Start of GIVEN MATERIAL
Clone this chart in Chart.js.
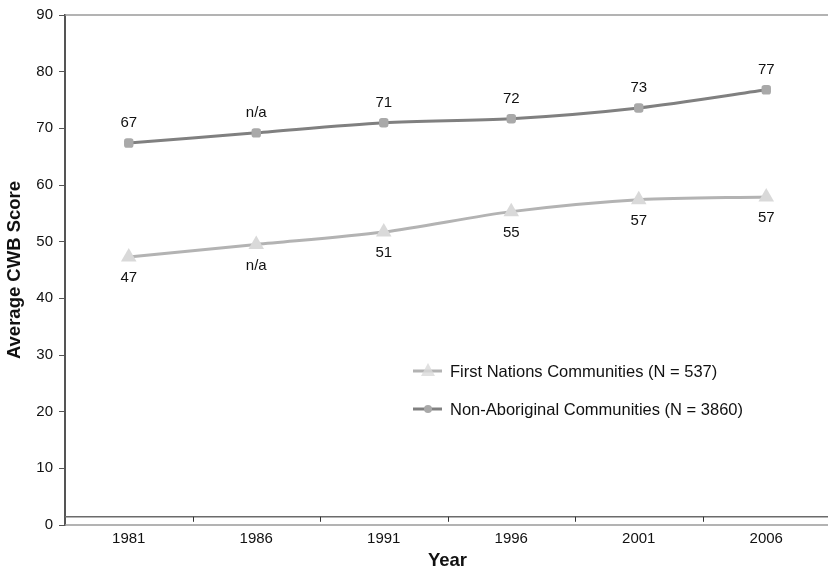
<!DOCTYPE html>
<html>
<head>
<meta charset="utf-8">
<script src="https://cdn.jsdelivr.net/npm/chart.js@4.4.1/dist/chart.umd.min.js"></script>
<style>
  html, body { margin: 0; padding: 0; background: #fff; }
  #wrap { width: 831px; height: 569px; }
</style>
</head>
<body>
<div id="wrap"><canvas id="cwbChart"></canvas></div>
<script>
var years = ['1981', '1986', '1991', '1996', '2001', '2006'];
var firstNations = [47.3, 49.5, 51.7, 55.3, 57.4, 57.9];
var nonAboriginal = [67.4, 69.2, 71.0, 71.7, 73.6, 76.8];
var firstNationsLabels = ['47', 'n/a', '51', '55', '57', '57'];
var nonAboriginalLabels = ['67', 'n/a', '71', '72', '73', '77'];
var yTicks = [0, 10, 20, 30, 40, 50, 60, 70, 80, 90];

var FONT = '"Liberation Sans", Arial, sans-serif';

// frame: top line, zero line and the raised category axis with ticks between years
var framePlugin = {
    id: 'frame',
    beforeDatasetsDraw: function (chart) {
        var ctx = chart.ctx, a = chart.chartArea;
        var xs = chart.scales.x, ys = chart.scales.y;
        var right = Math.min(a.right, chart.width - 3);
        ctx.save();
        ctx.strokeStyle = '#9a9a9a';
        ctx.lineWidth = 1.5;
        ctx.beginPath();
        ctx.moveTo(a.left, a.top);
        ctx.lineTo(right, a.top);
        ctx.moveTo(a.left, ys.getPixelForValue(0));
        ctx.lineTo(right, ys.getPixelForValue(0));
        ctx.stroke();
        var yAxis = ys.getPixelForValue(1.45);
        ctx.strokeStyle = '#6b6b6b';
        ctx.lineWidth = 1.5;
        ctx.beginPath();
        ctx.moveTo(a.left, yAxis);
        ctx.lineTo(right, yAxis);
        ctx.stroke();
        ctx.lineWidth = 1;
        ctx.strokeStyle = '#333';
        ctx.beginPath();
        for (var i = 1; i < years.length; i++) {
            var px = Math.round((xs.getPixelForValue(i - 1) + xs.getPixelForValue(i)) / 2) + 0.5;
            ctx.moveTo(px, yAxis);
            ctx.lineTo(px, yAxis + 5);
        }
        ctx.stroke();
        ctx.restore();
    }
};

// value labels above / below the points
var labelPlugin = {
    id: 'valueLabels',
    afterDatasetsDraw: function (chart) {
        var ctx = chart.ctx;
        ctx.save();
        ctx.font = '15px ' + FONT;
        ctx.fillStyle = '#111';
        ctx.textAlign = 'center';
        ctx.textBaseline = 'middle';
        chart.data.datasets.forEach(function (ds, di) {
            var meta = chart.getDatasetMeta(di);
            meta.data.forEach(function (pt, i) {
                var off = ds.labelSide === 'above' ? -20 : 21;
                ctx.fillText(ds.valueLabels[i], pt.x, pt.y + off);
            });
        });
        ctx.restore();
    }
};

// legend drawn inside the plot area
var legendPlugin = {
    id: 'innerLegend',
    afterDraw: function (chart) {
        var ctx = chart.ctx;
        var x0 = 413, rows = [371, 409];
        ctx.save();
        ctx.font = '16.5px ' + FONT;
        ctx.textBaseline = 'middle';
        ctx.textAlign = 'left';
        chart.data.datasets.forEach(function (ds, i) {
            var y = rows[i];
            ctx.strokeStyle = ds.borderColor;
            ctx.lineWidth = ds.borderWidth;
            ctx.beginPath();
            ctx.moveTo(x0, y);
            ctx.lineTo(x0 + 29, y);
            ctx.stroke();
            ctx.fillStyle = ds.pointBackgroundColor;
            ctx.beginPath();
            if (ds.pointStyle === 'triangle') {
                ctx.moveTo(x0 + 15, y - 8);
                ctx.lineTo(x0 + 22, y + 5);
                ctx.lineTo(x0 + 8, y + 5);
                ctx.closePath();
                ctx.globalAlpha = 0.8;
            } else {
                ctx.arc(x0 + 15, y, 4, 0, Math.PI * 2);
            }
            ctx.fill();
            ctx.globalAlpha = 1;
            ctx.fillStyle = '#111';
            ctx.fillText(ds.label, x0 + 37, y + 1);
        });
        ctx.restore();
    }
};

document.addEventListener('DOMContentLoaded', function () {
    var ctx = document.getElementById('cwbChart').getContext('2d');
    var cwbChart = new Chart(ctx, {
        type: 'line',
        data: {
            labels: years,
            datasets: [{
                label: 'First Nations Communities (N = 537)',
                data: firstNations,
                valueLabels: firstNationsLabels,
                labelSide: 'below',
                borderColor: '#b3b3b3',
                borderWidth: 3,
                pointStyle: 'triangle',
                pointRadius: 9,
                pointBackgroundColor: '#d9d9d9',
                pointBorderColor: '#d9d9d9',
                pointBorderWidth: 0,
                tension: 0.3
            }, {
                label: 'Non-Aboriginal Communities (N = 3860)',
                data: nonAboriginal,
                valueLabels: nonAboriginalLabels,
                labelSide: 'above',
                borderColor: '#808080',
                borderWidth: 3,
                pointStyle: 'rectRounded',
                pointRadius: 5.5,
                pointBackgroundColor: '#a9a9a9',
                pointBorderColor: '#a9a9a9',
                pointBorderWidth: 0,
                tension: 0.3
            }]
        },
        options: {
            responsive: true,
            maintainAspectRatio: false,
            animation: false,
            layout: {
                autoPadding: false,
                padding: { top: 13, right: 1, left: 0, bottom: 0 }
            },
            plugins: {
                legend: { display: false },
                tooltip: { enabled: false }
            },
            scales: {
                x: {
                    offset: true,
                    grid: { display: false },
                    border: { display: false },
                    ticks: {
                        color: '#111',
                        font: { family: FONT, size: 15 },
                        padding: -3,
                        maxRotation: 0
                    },
                    title: {
                        display: true,
                        text: 'Year',
                        color: '#111',
                        font: { family: FONT, size: 18.5, weight: 'bold' },
                        padding: { top: 0, bottom: -3 }
                    },
                    afterFit: function (scale) {
                        scale.height = 44;
                        scale.paddingLeft = 0;
                        scale.paddingRight = 0;
                    }
                },
                y: {
                    min: 0,
                    max: 90,
                    afterBuildTicks: function (scale) {
                        scale.ticks = yTicks.map(function (v) { return { value: v }; });
                    },
                    grid: {
                        drawOnChartArea: false,
                        drawTicks: true,
                        tickLength: 6,
                        tickColor: '#555'
                    },
                    border: { display: true, color: '#555', width: 2 },
                    ticks: {
                        color: '#111',
                        font: { family: FONT, size: 15 },
                        padding: 6
                    },
                    title: {
                        display: true,
                        text: 'Average CWB Score',
                        color: '#111',
                        font: { family: FONT, size: 18.5, weight: 'bold' },
                        padding: { top: 4, bottom: 0 }
                    },
                    afterFit: function (scale) { scale.width = 65; }
                }
            }
        },
        plugins: [framePlugin, labelPlugin, legendPlugin]
    });
});
</script>
</body>
</html>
End of GIVEN MATERIAL
-- PROBLEM DESCRIPTION --
The data should be printed again unchanged; leave its pictures out.

-- EXPECTED OUTPUT --
Clone this chart in Chart.js.
<!DOCTYPE html>
<html>
<head>
<meta charset="utf-8">
<script src="https://cdn.jsdelivr.net/npm/chart.js@4.4.1/dist/chart.umd.min.js"></script>
<style>
  html, body { margin: 0; padding: 0; background: #fff; }
  #wrap { width: 831px; height: 569px; }
</style>
</head>
<body>
<div id="wrap"><canvas id="cwbChart"></canvas></div>
<script>
var years = ['1981', '1986', '1991', '1996', '2001', '2006'];
var firstNations = [47.3, 49.5, 51.7, 55.3, 57.4, 57.9];
var nonAboriginal = [67.4, 69.2, 71.0, 71.7, 73.6, 76.8];
var firstNationsLabels = ['47', 'n/a', '51', '55', '57', '57'];
var nonAboriginalLabels = ['67', 'n/a', '71', '72', '73', '77'];
var yTicks = [0, 10, 20, 30, 40, 50, 60, 70, 80, 90];

var FONT = '"Liberation Sans", Arial, sans-serif';

// frame: top line, zero line and the raised category axis with ticks between years
var framePlugin = {
    id: 'frame',
    beforeDatasetsDraw: function (chart) {
        var ctx = chart.ctx, a = chart.chartArea;
        var xs = chart.scales.x, ys = chart.scales.y;
        var right = Math.min(a.right, chart.width - 3);
        ctx.save();
        ctx.strokeStyle = '#9a9a9a';
        ctx.lineWidth = 1.5;
        ctx.beginPath();
        ctx.moveTo(a.left, a.top);
        ctx.lineTo(right, a.top);
        ctx.moveTo(a.left, ys.getPixelForValue(0));
        ctx.lineTo(right, ys.getPixelForValue(0));
        ctx.stroke();
        var yAxis = ys.getPixelForValue(1.45);
        ctx.strokeStyle = '#6b6b6b';
        ctx.lineWidth = 1.5;
        ctx.beginPath();
        ctx.moveTo(a.left, yAxis);
        ctx.lineTo(right, yAxis);
        ctx.stroke();
        ctx.lineWidth = 1;
        ctx.strokeStyle = '#333';
        ctx.beginPath();
        for (var i = 1; i < years.length; i++) {
            var px = Math.round((xs.getPixelForValue(i - 1) + xs.getPixelForValue(i)) / 2) + 0.5;
            ctx.moveTo(px, yAxis);
            ctx.lineTo(px, yAxis + 5);
        }
        ctx.stroke();
        ctx.restore();
    }
};

// value labels above / below the points
var labelPlugin = {
    id: 'valueLabels',
    afterDatasetsDraw: function (chart) {
        var ctx = chart.ctx;
        ctx.save();
        ctx.font = '15px ' + FONT;
        ctx.fillStyle = '#111';
        ctx.textAlign = 'center';
        ctx.textBaseline = 'middle';
        chart.data.datasets.forEach(function (ds, di) {
            var meta = chart.getDatasetMeta(di);
            meta.data.forEach(function (pt, i) {
                var off = ds.labelSide === 'above' ? -20 : 21;
                ctx.fillText(ds.valueLabels[i], pt.x, pt.y + off);
            });
        });
        ctx.restore();
    }
};

// legend drawn inside the plot area
var legendPlugin = {
    id: 'innerLegend',
    afterDraw: function (chart) {
        var ctx = chart.ctx;
        var x0 = 413, rows = [371, 409];
        ctx.save();
        ctx.font = '16.5px ' + FONT;
        ctx.textBaseline = 'middle';
        ctx.textAlign = 'left';
        chart.data.datasets.forEach(function (ds, i) {
            var y = rows[i];
            ctx.strokeStyle = ds.borderColor;
            ctx.lineWidth = ds.borderWidth;
            ctx.beginPath();
            ctx.moveTo(x0, y);
            ctx.lineTo(x0 + 29, y);
            ctx.stroke();
            ctx.fillStyle = ds.pointBackgroundColor;
            ctx.beginPath();
            if (ds.pointStyle === 'triangle') {
                ctx.moveTo(x0 + 15, y - 8);
                ctx.lineTo(x0 + 22, y + 5);
                ctx.lineTo(x0 + 8, y + 5);
                ctx.closePath();
                ctx.globalAlpha = 0.8;
            } else {
                ctx.arc(x0 + 15, y, 4, 0, Math.PI * 2);
            }
            ctx.fill();
            ctx.globalAlpha = 1;
            ctx.fillStyle = '#111';
            ctx.fillText(ds.label, x0 + 37, y + 1);
        });
        ctx.restore();
    }
};

document.addEventListener('DOMContentLoaded', function () {
    var ctx = document.getElementById('cwbChart').getContext('2d');
    var cwbChart = new Chart(ctx, {
        type: 'line',
        data: {
            labels: years,
            datasets: [{
                label: 'First Nations Communities (N = 537)',
                data: firstNations,
                valueLabels: firstNationsLabels,
                labelSide: 'below',
                borderColor: '#b3b3b3',
                borderWidth: 3,
                pointStyle: 'triangle',
                pointRadius: 9,
                pointBackgroundColor: '#d9d9d9',
                pointBorderColor: '#d9d9d9',
                pointBorderWidth: 0,
                tension: 0.3
            }, {
                label: 'Non-Aboriginal Communities (N = 3860)',
                data: nonAboriginal,
                valueLabels: nonAboriginalLabels,
                labelSide: 'above',
                borderColor: '#808080',
                borderWidth: 3,
                pointStyle: 'rectRounded',
                pointRadius: 5.5,
                pointBackgroundColor: '#a9a9a9',
                pointBorderColor: '#a9a9a9',
                pointBorderWidth: 0,
                tension: 0.3
            }]
        },
        options: {
            responsive: true,
            maintainAspectRatio: false,
            animation: false,
            layout: {
                autoPadding: false,
                padding: { top: 13, right: 1, left: 0, bottom: 0 }
            },
            plugins: {
                legend: { display: false },
                tooltip: { enabled: false }
            },
            scales: {
                x: {
                    offset: true,
                    grid: { display: false },
                    border: { display: false },
                    ticks: {
                        color: '#111',
                        font: { family: FONT, size: 15 },
                        padding: -3,
                        maxRotation: 0
                    },
                    title: {
                        display: true,
                        text: 'Year',
                        color: '#111',
                        font: { family: FONT, size: 18.5, weight: 'bold' },
                        padding: { top: 0, bottom: -3 }
                    },
                    afterFit: function (scale) {
                        scale.height = 44;
                        scale.paddingLeft = 0;
                        scale.paddingRight = 0;
                    }
                },
                y: {
                    min: 0,
                    max: 90,
                    afterBuildTicks: function (scale) {
                        scale.ticks = yTicks.map(function (v) { return { value: v }; });
                    },
                    grid: {
                        drawOnChartArea: false,
                        drawTicks: true,
                        tickLength: 6,
                        tickColor: '#555'
                    },
                    border: { display: true, color: '#555', width: 2 },
                    ticks: {
                        color: '#111',
                        font: { family: FONT, size: 15 },
                        padding: 6
                    },
                    title: {
                        display: true,
                        text: 'Average CWB Score',
                        color: '#111',
                        font: { family: FONT, size: 18.5, weight: 'bold' },
                        padding: { top: 4, bottom: 0 }
                    },
                    afterFit: function (scale) { scale.width = 65; }
                }
            }
        },
        plugins: [framePlugin, labelPlugin, legendPlugin]
    });
});
</script>
</body>
</html>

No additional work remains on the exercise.